I picked up a PM9 Monday and I stripped, cleaned, and lubed it. I was looking for a reliable carry piece with more stopping powert than my PPK/S, I was a little concerned with reliability based on what I read. Today I put 100 rounds of WWB and 50 rounds of misc hollow pt through it. I had prepared a notebook to document ftf fte and anything else that went wrong. I'm generaly not a a methodical person but thought I'd give it a shot this time so I could document what went wrong and see if I could identify any trends.

What a waste of time the note book was. 150 rounds with not 1 issue in a brand new gun! I even let my daughter that had never shot before run a clip through it. Reliable, concealable, accurate, I may have found the perfect gun!
Dave


----------



## Shipwreck (Jan 26, 2006)

I've had mine about 18 months now. Has always run perfect.


----------



## RUT (Aug 28, 2008)

Just picked up my new PM9 last week, and have yet to fire it. Hope to do so this coming week.


----------



## recoilguy (Apr 30, 2009)

Gotta love tose Kahrs


----------



## RUT (Aug 28, 2008)

I've put 300 rounds through mine, and had only one FTF, and that was with the dreaded 7 round mag. I liked it so much I picked up a new T9 yesterday.


----------



## Iorndealer (Oct 5, 2009)

I've had mine just under 2 years and have had NO issues what so ever. Ideal CC for me!


----------



## Charliefox (Dec 10, 2011)

I have a CM9 that shoots very well. I'm thinking of changing out the barrel with a PM9 to see if it becomes more accurate due to the different rifling used. If so, that little gun will shoot like a laser!


----------



## upsking (Oct 8, 2012)

I've had my pm9 for a year now .I also have a glock 23 . I carry the pm9 way more than the glock. It's just so comfortable to ccw front pocket or iwb . It doesnt like hornady critical defense ammo though. It hangs up in the magazine i think its because that round is very pointy. No problems with any other ammo. Just really love this little gun thats always with me.


----------



## flashovr89 (Jan 9, 2014)

Got mine last September, only about 75-100 RDS through it. Wish I had the same luck as everyone else, had a round jam and couldn't clear it. The slide wouldn't budge, took it to a smith yesterday he cleared it..he said nothing wrong with weapon and thought it was the bullet (Winchester). Went home and ran some Hornady through it, cycled about 3 magsand then it jammed again, cleared it myself this time. So I decide to take it apart and clean it good, damn it...the slide won't come off!
Called Kahr today and its going back to the factory smith...did my research prior to buying it, just like you guys couldn't find any red flags. Well, for now I have a $750 paperweight. Confident Kahr will take care of it and then hopefully I can post some positive thoughts.


----------



## Shipwreck (Jan 26, 2006)

I no longer have mine (since my post on this thread long ago). In Apr 2012, I rented an M&P Shield in 9mm. Bought one two days later, and sold the Kahr the same week. I LOVE the Shield much, much more than the PM9 I had. 
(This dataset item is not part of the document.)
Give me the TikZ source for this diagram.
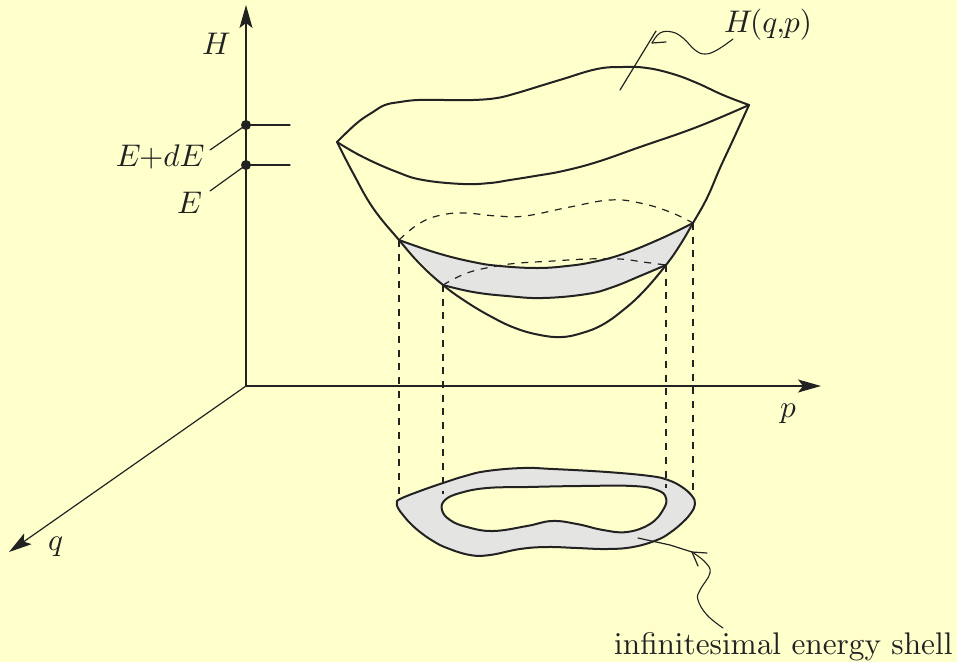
\documentclass[tikz,border=0pt]{standalone}
\usetikzlibrary{arrows.meta}
\definecolor{paper}{HTML}{FFFFCC}
\definecolor{ink}{HTML}{222222}
\definecolor{shell}{HTML}{E4E4E2}
\font\lblmi=cmmi10 at 31.3pt
\font\lblrm=cmr10 at 31.3pt
\tikzset{
  axisline/.style={ink,line width=1.2pt},
  axisarrow/.style={axisline,-{Stealth[length=23pt,width=13pt,inset=5pt]}},
  curve/.style={ink,line width=2pt,line join=round,line cap=round},
  hidden/.style={ink,line width=1.2pt,dash pattern=on 7pt off 6.7pt},
  lead/.style={ink,line width=1.2pt,line cap=round},
  thin lead/.style={ink,line width=1.1pt,line cap=round},
  label/.style={inner sep=0pt,text=ink},
  dotmark/.style={circle,fill=ink,inner sep=0pt,minimum size=10pt}
}
\begin{document}
\begin{tikzpicture}[x=1pt,y=-1pt]
\useasboundingbox[fill=paper] (0,0) rectangle (957,662);
% named places
\coordinate (O) at (246,386);
\coordinate (Htop) at (246,5);
\coordinate (Pend) at (821,386);
\coordinate (Qend) at (9,552);
\coordinate (A) at (399,240);
\coordinate (B) at (693,223);
\coordinate (C) at (443,285);
\coordinate (D) at (666,265);
\coordinate (A0) at (399,500);
\coordinate (B0) at (693,497);
\coordinate (C0) at (443,494);
\coordinate (D0) at (666,488);
% grey band
\fill[shell] plot[smooth,tension=.7] coordinates {(399,240)(437,253)(473,262)(500,266)(537,268)(567,266)(593,262)(623,254)(660,239)(693,223)}
  -- (666,265)
  -- plot[smooth,tension=.7] coordinates {(666,265)(640,276)(613,287)(587,294)(543,298)(507,296)(473,292)(443,285)}
  -- cycle;
% grey ring
\fill[shell,even odd rule]
  plot[smooth cycle,tension=.7] coordinates {(400,499)(420,491)(443,483)(465,476)(487,471)(523,468)(553,469)(607,472)(650,476)(668,480)(682,487)(692,496)(695,504)(691,513)(683,522)(671,532)(657,540)(633,547)(607,549)(577,548)(547,547)(520,549)(490,555)(470,555)(447,548)(433,541)(420,532)(410,523)(403,515)(398,508)(397,503)}
  plot[smooth cycle,tension=.7] coordinates {(442,510)(445,500)(460,493)(487,488)(527,487)(580,486)(633,486)(657,490)(666,498)(663,510)(650,524)(627,532)(603,530)(577,524)(552,521)(527,526)(493,531)(467,527)(450,520)};
% axes
\draw[axisarrow] (O) -- (Htop);
\draw[axisarrow] (O) -- (Pend);
\draw[axisarrow] (O) -- (Qend);
% energy marks
\node[dotmark] (dE2) at (246,125) {};
\node[dotmark] (dE1) at (246,165) {};
\coordinate (t2) at (290,125);
\coordinate (t1) at (290,165);
\coordinate (s2) at (210,150);
\coordinate (s1) at (210,191);
\draw[lead] (dE2.center) -- (t2);
\draw[lead] (dE1.center) -- (t1);
\draw[lead] (dE2.center) -- (s2);
\draw[lead] (dE1.center) -- (s1);
% surface
\draw[curve] plot[smooth,tension=.7] coordinates {(337,142)(357,123)(373,112)(385,105)(400,102)(418,100)(445,100)(473,100)(497,98)(517,93)(540,86)(563,79)(597,69)(623,67)(647,68)(673,74)(697,83)(723,95)(749,105)};
\draw[curve] plot[smooth,tension=.7] coordinates {(337,142)(363,157)(397,172)(423,180)(463,184)(490,183)(510,180)(535,176)(563,171)(597,162)(640,147)(697,127)(749,105)};
\draw[curve] plot[smooth,tension=.7] coordinates {(337,142)(353,173)(373,208)(399,240)(420,264)(443,285)(465,301)(490,316)(515,328)(540,335)(562,337)(582,333)(602,325)(622,311)(643,292)(666,265)(680,245)(693,223)(707,198)(720,168)(733,140)(749,105)};
\draw[curve] plot[smooth,tension=.7] coordinates {(399,240)(437,253)(473,262)(500,266)(537,268)(567,266)(593,262)(623,254)(660,239)(693,223)};
\draw[curve] plot[smooth,tension=.7] coordinates {(443,285)(473,292)(507,296)(543,298)(587,294)(613,287)(640,276)(666,265)};
% hidden level curves
\draw[hidden] plot[smooth,tension=.7] coordinates {(399,240)(417,225)(437,216)(463,213)(497,216)(525,216)(570,207)(610,200)(640,203)(670,212)(693,223)};
\draw[hidden] plot[smooth,tension=.7] coordinates {(443,285)(467,273)(497,266)(520,263)(553,261)(587,259)(620,259)(643,262)(666,265)};
% projections
\draw[hidden] (A) -- (A0);
\draw[hidden] (B) -- (B0);
\draw[hidden] (C) -- (C0);
\draw[hidden] (D) -- (D0);
% ring outlines
\draw[curve] plot[smooth cycle,tension=.7] coordinates {(400,499)(420,491)(443,483)(465,476)(487,471)(523,468)(553,469)(607,472)(650,476)(668,480)(682,487)(692,496)(695,504)(691,513)(683,522)(671,532)(657,540)(633,547)(607,549)(577,548)(547,547)(520,549)(490,555)(470,555)(447,548)(433,541)(420,532)(410,523)(403,515)(398,508)(397,503)};
\draw[curve] plot[smooth cycle,tension=.7] coordinates {(442,510)(445,500)(460,493)(487,488)(527,487)(580,486)(633,486)(657,490)(666,498)(663,510)(650,524)(627,532)(603,530)(577,524)(552,521)(527,526)(493,531)(467,527)(450,520)};
% labels
\node[label,anchor=base west] (lH) at (202,54) {\lblmi H};
\node[label,anchor=base east] (lEd) at (203,166) {\lblmi E\lblrm +\lblmi dE};
\node[label,anchor=base west] (lE) at (177,213) {\lblmi E};
\node[label,anchor=base west] (lq) at (48,550) {\lblmi q};
\node[label,anchor=base west] (lp) at (780,417) {\lblmi p};
\node[label,anchor=base west] (lHqp) at (724,32) {\lblmi H\lblrm (\lblmi q\lblrm ,\kern-1pt\lblmi p\lblrm )};
\node[label,anchor=base west] (lshell) at (614,654) {\lblrm infinitesimal energy shell};
% leader to the surface
\coordinate (h0) at (620,90);
\coordinate (h1) at (652,43);
\coordinate (h2) at (656,31);
\coordinate (h3) at (666,42);
\coordinate (h4) at (733,39);
\draw[lead] (h0) -- (h2);
\draw[lead] (h1) -- (h3);
\draw[thin lead] plot[smooth,tension=.7] coordinates {(h4)(717,50)(705,54)(695,50)(683,38)(672,32)(660,33)(h1)};
% leader to the shell
\coordinate (k0) at (638,538);
\coordinate (k1) at (692,552);
\coordinate (k2) at (707,553);
\coordinate (k3) at (698,566);
\coordinate (k4) at (723,628);
\draw[lead] (k0) -- (670,545) -- (k1) -- (k2);
\draw[lead] (k1) -- (k3);
\draw[thin lead] plot[smooth,tension=.7] coordinates {(k4)(707,615)(698,600)(700,590)(710,573)(705,562)(k1)};
\end{tikzpicture}
\end{document}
Sorry to hear that you are having issues


----------



## Glenn-SC (Sep 6, 2009)

Sorry to hear about your issues Flash, my MK9 keeps running like a Champ.


----------



## TrafficsKindaBad (Aug 23, 2013)

I've got a CM9 because I'm not as fancy as all you PM9ers and with 6-800 rounds through it have never had a single issue. I'd definitely not hesitate to buy another Kahr in the future.


----------



## Smitty79 (Oct 19, 2012)

Just have to be careful how you rack the slide on little Kahrs. Either rack real hard or use the slide release to get good first round chambering.


----------



## RUT (Aug 28, 2008)

The "slingshot" method works just fine, as long as you do it with authority.


----------



## Smitty79 (Oct 19, 2012)

RUT said:


> The "slingshot" method works just fine, as long as you do it with authority.


Yup


----------



## TrafficsKindaBad (Aug 23, 2013)

Right. The slingshot method does work and I do that on most of my pistols. However, for my smaller hands the mag catch on the CM9 is just in the perfect spot and it just feels so good to release it that way. It has a nice positive feel of being a bit difficult to push followed by a nice tight lockup of the slide. I have not had any issues with the Hornady rounds. Pretty much everything has chambered fine in mine including reloads with lead and GDHP projectiles. As far as I can remember it has jammed maybe twice in 500 rounds and that was because of weak sling-shoting or slide catch releasing. The feed ramp on these guns is polished so nicely that it's legit like a mirror.


----------